Le protestantisme s'est implanté en Thiérache vers les années 1525-1530. Mais en 1685, la révocation de l'Edit de Nantes marque la fermeture si pas la destruction de temples tels ceux de Gercy et de Leval. Ces lamentables temps de persécutions persisteront jusqu'à la Révolution.
En 1803, un recensement officieux chiffrera à 419 le nombre de familles protestantes en Thiérache, dont 49 à Parfondeval. Les premières constructions de nouveaux temples (aux dimensions plus que modestes, sans orientation particulière) suivirent à Parfondeval, à Grougis, à Landouzy, à Esquéhéries et à Hannapes...
Dans le cimetière protestant de Parfondeval, balayé par les vents, des tombes portent des versets bibliques.
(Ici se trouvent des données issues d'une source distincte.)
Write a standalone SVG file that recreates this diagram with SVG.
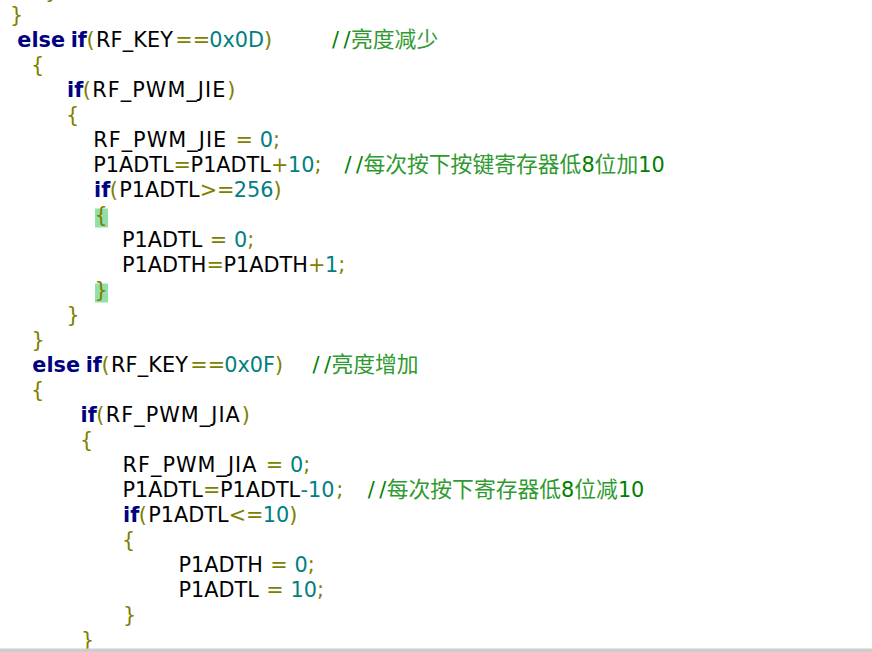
<svg xmlns="http://www.w3.org/2000/svg" width="872" height="652" viewBox="0 0 872 652">
<style>
text { font-family: "DejaVu Sans", Verdana, sans-serif; font-size: 20.8px; }
.k { fill: #000080; font-weight: bold; }
.i { fill: #000000; }
.o { fill: #808000; }
.n { fill: #008080; }
.m { fill: #008000; }
.z { fill: #2f9a2f; font-family: "Noto Sans CJK SC", "DejaVu Sans", sans-serif; font-size: 21.8px; }
.hl { fill: #90e0a8; }
</style>
<rect x="0" y="0" width="872" height="652" fill="#ffffff"/>
<g id="highlights">
<rect class="hl" x="95" y="208.5" width="13" height="19"/>
<rect class="hl" x="95" y="283.5" width="13" height="19"/>
</g>
<g id="code">
<text y="-2.5"><tspan class="o" x="45">}</tspan></text>
<text y="22"><tspan class="o" x="10">}</tspan></text>
<text y="47"><tspan class="k" x="17.3">else</tspan><tspan class="k" x="70.7">if</tspan><tspan class="o" x="86.6">(</tspan><tspan class="i" x="96" textLength="77">RF_KEY</tspan><tspan class="o" x="175.3">==</tspan><tspan class="n" x="209.3">0x0D</tspan><tspan class="o" x="264.1">)</tspan><tspan class="m" x="332" textLength="18.5">//</tspan><tspan class="z" x="351">亮度减少</tspan></text>
<text y="72"><tspan class="o" x="31">{</tspan></text>
<text y="97"><tspan class="k" x="67">if</tspan><tspan class="o" x="82.8">(</tspan><tspan class="i" x="92.3" textLength="133">RF_PWM_JIE</tspan><tspan class="o" x="227.2">)</tspan></text>
<text y="122"><tspan class="o" x="66">{</tspan></text>
<text y="147"><tspan class="i" x="93.2" textLength="133">RF_PWM_JIE</tspan><tspan class="o" x="235.4">=</tspan><tspan class="n" x="259.7">0</tspan><tspan class="o" x="272.9">;</tspan></text>
<text y="172"><tspan class="i" x="93.2">P1ADTL</tspan><tspan class="o" x="173.6">=</tspan><tspan class="i" x="190.6">P1ADTL</tspan><tspan class="o" x="271">+</tspan><tspan class="n" x="288.1">10</tspan><tspan class="o" x="314.5">;</tspan><tspan class="m" x="344.5" textLength="18.5">//</tspan><tspan class="z" x="363.4">每次按下按键寄存器低</tspan><tspan class="m" x="581.4">8</tspan><tspan class="z" x="594.6">位加</tspan><tspan class="m" x="638.2">10</tspan></text>
<text y="197"><tspan class="k" x="94">if</tspan><tspan class="o" x="109.8">(</tspan><tspan class="i" x="119.3">P1ADTL</tspan><tspan class="o" x="199.7">&gt;=</tspan><tspan class="n" x="233.7">256</tspan><tspan class="o" x="273.4">)</tspan></text>
<text y="222"><tspan class="o" x="94.5">{</tspan></text>
<text y="247"><tspan class="i" x="122">P1ADTL</tspan><tspan class="o" x="209.7">=</tspan><tspan class="n" x="234.1">0</tspan><tspan class="o" x="247.3">;</tspan></text>
<text y="272"><tspan class="i" x="122">P1ADTH</tspan><tspan class="o" x="206.5">=</tspan><tspan class="i" x="223.5">P1ADTH</tspan><tspan class="o" x="308">+</tspan><tspan class="n" x="325">1</tspan><tspan class="o" x="338.2">;</tspan></text>
<text y="297"><tspan class="o" x="94.5">}</tspan></text>
<text y="322"><tspan class="o" x="66.5">}</tspan></text>
<text y="347"><tspan class="o" x="31.5">}</tspan></text>
<text y="372"><tspan class="k" x="32.3">else</tspan><tspan class="k" x="85.7">if</tspan><tspan class="o" x="101.6">(</tspan><tspan class="i" x="111" textLength="77">RF_KEY</tspan><tspan class="o" x="190.3">==</tspan><tspan class="n" x="224.3">0x0F</tspan><tspan class="o" x="275">)</tspan><tspan class="m" x="312.5" textLength="18.5">//</tspan><tspan class="z" x="331.4">亮度增加</tspan></text>
<text y="397"><tspan class="o" x="31">{</tspan></text>
<text y="422"><tspan class="k" x="80.5">if</tspan><tspan class="o" x="96.3">(</tspan><tspan class="i" x="105.8" textLength="134">RF_PWM_JIA</tspan><tspan class="o" x="241.8">)</tspan></text>
<text y="447"><tspan class="o" x="80">{</tspan></text>
<text y="472"><tspan class="i" x="122.5" textLength="134">RF_PWM_JIA</tspan><tspan class="o" x="265.8">=</tspan><tspan class="n" x="290.1">0</tspan><tspan class="o" x="303.3">;</tspan></text>
<text y="497"><tspan class="i" x="122.5">P1ADTL</tspan><tspan class="o" x="202.9">=</tspan><tspan class="i" x="219.9">P1ADTL</tspan><tspan class="n" x="300.4">-10</tspan><tspan class="o" x="336.3">;</tspan><tspan class="m" x="367.8" textLength="18.5">//</tspan><tspan class="z" x="386.7">每次按下寄存器低</tspan><tspan class="m" x="561.1">8</tspan><tspan class="z" x="574.3">位减</tspan><tspan class="m" x="617.9">10</tspan></text>
<text y="522"><tspan class="k" x="123">if</tspan><tspan class="o" x="138.8">(</tspan><tspan class="i" x="148.3">P1ADTL</tspan><tspan class="o" x="228.7">&lt;=</tspan><tspan class="n" x="262.7">10</tspan><tspan class="o" x="289.2">)</tspan></text>
<text y="547"><tspan class="o" x="122">{</tspan></text>
<text y="572"><tspan class="i" x="178.5">P1ADTH</tspan><tspan class="o" x="270.3">=</tspan><tspan class="n" x="294.6">0</tspan><tspan class="o" x="307.8">;</tspan></text>
<text y="597"><tspan class="i" x="178.5">P1ADTL</tspan><tspan class="o" x="266.2">=</tspan><tspan class="n" x="290.6">10</tspan><tspan class="o" x="317">;</tspan></text>
<text y="622"><tspan class="o" x="123">}</tspan></text>
<text y="647"><tspan class="o" x="81">}</tspan></text>
</g>
<rect id="bottom-bar" x="0" y="648.5" width="872" height="3.5" fill="#cdcdcd"/>
</svg>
Ainsi à droite, sur la photo, la stèle de Louise Grassart-Daret (1850-1906) : "Dieu est amour".



12 commentaires:

Brigetoun a dit…

comment cette région n'est elle pas envahie par les touristes - beauté du portail, et du blanc de la pierre sur la chanson des briques

JEA a dit…

@ brigetoun

peut-être aussi par crainte de la neige alors qu'actuellement, elle est plus impressionnante en Avignon que par ici...

MH a dit…

En effet, ce rouge des briques est beau et la photo des tombes retouchée en parme est magnifique.
Je suis intriguée par l'étage de la "porterie"... l'église fortifiée (Bach lui va à ravir!) a souvent ses annexes, plus ou moins importantes, sont-elles parfois habitées ?

JEA a dit…

@ MH

le tour des 70 églises fortifiées de Thiérache n'est pas encore bouclé, loin s'en faut
mais jusqu'à Signy-le-Petit et à Bancigny, mes dernières photos, le constat est constant :
- les pièces refuges se situent en étage, soit dans le donjon même, ou au-dessus du choeur
les murs extérieurs de ces mini-châteaux ne sont percés que de joyeusetés militaires du style meutrières, dressant des surfaces aussi hautes que possible et totalement lisses...
l'édifice ne supporte point d'autre bâtiment mitoyen, il se dresse nettement isolé
sans annexes donc
l'étage de la porterie étant sans commodités ni moyen de chauffage, il n'a pas été recyclé en gîte contrairement aux anciennes fermettes proches

Elisabeth.b a dit…

Sous le charme...
J'avoue un faible pour la dentelle de pierre de la porte gauche.
Belle journée à vous JEA.

JEA a dit…

@ Elisabeth.b

En cet épisode hivernal, pierres calcaires et neige ont des airs de famille...

Dominique a dit…

Bonjour, mon commentaire n'a rien à voir avec votre billet mais avec la fonction "recherche" de votre blog
je voulais mettre un lien vers un article de votre blog sur Caracalla et Daniel Cordier, mais malheurement qand on utilise recherche on en revient à ce billet
merci à vous de m'indique l'adresse URL de ce billet ici je viendrai le récupérer et permettre ainsi à un autre bloggeur de découvrir votre site

JEA a dit…

@ Dominique

http://motsaiques.blogspot.com/2009/07/p-145-daniel-cordier-une-si-rare.html

donc P. 145 en date du 17/07/2009
libellés : Bibliothèque, Histoire 40-45

JEA a dit…

@ Dominique

il semble que la fonction "recherche" place le ou les liens avant le billet du jour, sans modifier celui-ci

JEA a dit…

@ Dominique

A propos de Daniel Cordier, sur son blog, Tania a publié l'un de ems billets :
- http://textespretextes.lalibreblogs.be/archive/2009/12/12/drole-de-jeu-par-jea.html

Anonyme a dit…

Ah... le mâchicoulis, quel joli mot qui pourrait faire accroire à une recette de cuisine, pas du tout!

ArD

Le Chevalier Dauphinois a dit…

Magnifique article qui m'a rappelé mes 10 jours de vacances dans cette région peu touristique et pourtant emplie de beautés architecturales.
Hors saison, le silence est impressionnant. Excepté un chien aboyant parfois et un tracteur au loin, j'ai savouré le calme de la vraie vie.
Ce qui m'a surpris, c'est la variété des systèmes défensifs pour chaque église du Thiérache.